The settlement was made on the eve of the trial over the
high-profile accident involving Tesla's driver assistant
technology. Tesla faces a series of lawsuits over crashes
related to the alleged use of Autopilot, putting the automaker
at risk of large monetary judgments and reputational damage.
The settlement, whose terms were not disclosed, came as
Chief Executive Elon Musk is making major promotions of
self-driving technology, which he has touted as key to the
financial future of the world's most valuable automaker.
The 2018 accident killed 38-year-old Walter Huang. His
family had alleged that Autopilot steered his 2017 Model X into
a highway barrier. Lawyers for Huang's family had also raised
questions about whether Tesla understood that drivers likely
would not or could not use the system as directed, and over what
steps the automaker took to protect them.
Tesla had contended that Huang misused the Autopilot system
because he was playing a video game just before the accident.
Huang's lawyer and Tesla were not immediately available for
comment.
The crash that killed Huang is among hundreds of U.S.
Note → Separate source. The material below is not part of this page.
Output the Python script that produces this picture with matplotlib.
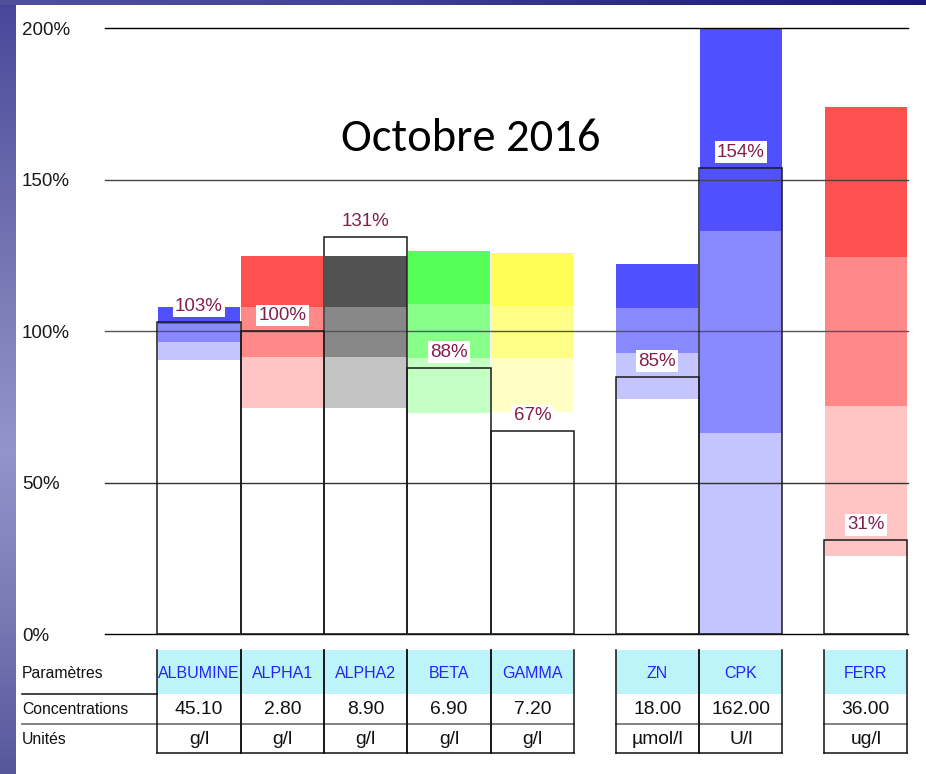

accidents in which Autopilot was a suspected factor in reports
to auto safety regulators.
The U.S. National Highway Traffic Safety Administration
has examined at least 956 crashes in which Autopilot was
initially reported to have been in use. The agency separately
launched more than 40 investigations into accidents involving
Tesla automated-driving systems that resulted in 23 deaths.
"It is striking to me that Tesla decided to go this far
publicly and then settle," said Bryant Walker Smith, a law
professor at the University of South Carolina with expertise in
autonomous vehicle law. "What this does do, though, is it says
to other attorneys, we might settle. We might not always fight
it. That is the signal."
The case follows two previous California trials over
Autopilot that Tesla won by arguing the drivers involved had not
heeded its instructions to maintain attention while using the
system.
Despite marketing features called Autopilot and Full
Self-Driving, Tesla has yet to prove it can produce an
autonomous car despite years of predictions by co-founder and
CEO Elon Musk that one was just around the corner, an
expectation that partly underpinned Tesla's soaring valuation.
Musk said on Friday that Tesla plans to unveil a completely
self-driving robotaxi on Aug. 8, after Reuters reported that
Tesla scrapped an inexpensive car plan in favor of robotaxis.
He also said last month that Tesla will offer U.S. customers
a month's free trial of its driver-assist technology, Full
Self-Driving.
Tesla says Autopilot can match speed to surrounding
traffic and navigate within a highway lane. The step-up
"enhanced" Autopilot, which costs $6,000, adds automated
lane-changes, highway ramp navigation and self-parking features.
The $12,000 Full Self-Driving option adds automated features for
city streets, such as stop-light recognition.
Tesla materials explaining the systems warn that it does
not make the car autonomous and requires a "fully attentive
driver" who can "take over at any moment."